No, they absolutely don’t. Statistical factors point that this COULD be a normal fluctuation. Not that it is. That is an important distinction.

jfcincotta
13 years ago

Arjuna – I put your numbers in a spreadsheet and got a different average and standard deviation. Did you use a larger data set to get those two numbers?

Additionally, I think Rich C. gets at an important point: you should probably look at this year as a fluctuation from the past and then ask whether this year is likely in context of what we knew ahead of time. We could get pretty Bayesian here, but let’s keep it simple. The first and most important question is: what is a baseline year? To do this, we need a sample set. OK, we have one. Now, do you include 2000 when forming your a priori hypothesis? I wouldn’t — ten years and nine years are completely arbitrary, so we can decide to call the past nine years an era and see whether this year is a break if we want. You did, so let’s look at that first.
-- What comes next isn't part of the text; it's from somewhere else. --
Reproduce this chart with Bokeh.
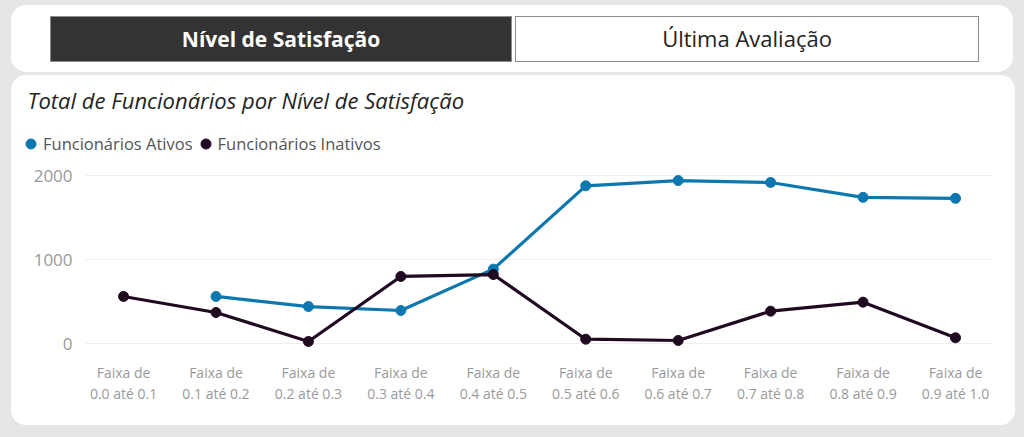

If you average 2000-2009 to get a baseline year, the probability of getting 8.88 runs or fewer per game in 2010 is considered to be about 4% (mean 9.49, SD .357). If you exclude 2000 from your data set, which seems like a number from the height of the steroid era to me, your Gaussian probability of seeing fewer than 8.88 runs per game is about 1.5% (mean 9.40, SD .238).

Essentially, we need to define what we think a normal year is before we test The Year of the Pitcher. In order to ask if this question, it’s necessary to have an opinion as to the baseline we’re comparing against, and you can choose any criteria you want for that baseline, especially in a statistically messy data set like baseball necessarily produces. Looking at anything longer than 3 or 4 years is probably silly, in fact (here it would be helpful to look at player attrition rates for guidance). That said, I feel pretty comfortable at choosing to look at a decade, then throwing out 2000 as The Year of the Hitter, which is a bigger outlier than this year.

So, with 2000 included, we are 96% sure that underlying factors have shifted in the direction of pitching. With 2000 excluded, we are better than 98.5% sure that underlying talent levels have shifted. We can’t know how much it has shifted using this method, but, as you can see, we are pretty sure that it has. (Key caveats remain that this is an incomplete season, and we haven’t looked at whether run scoring increases as the year goes, etc.)

Aaron
13 years ago

Isn’t RS/G a measure of pitching+defense? I’m still relatively new to sabermetrics, but wouldn’t a better measure be to subtract out the Defensive Runs per game to get Pitching Runs per game? While I know that defensive metrics aren’t up to par, this would help normalize each year.

Also, it might be good to look at the pooled FIP, xFIP, etc. of all qualified pitchers, weighting by IP and ignoring the constant added per year to scale to ERA.

Mitchello
13 years ago

Defensive metrics measure a player’s distance above/below average. So for every year, the sum of all defensive runs should be 0. However, I think the decrease in runs scored results more from an increased focus on defense than improved pitching talent.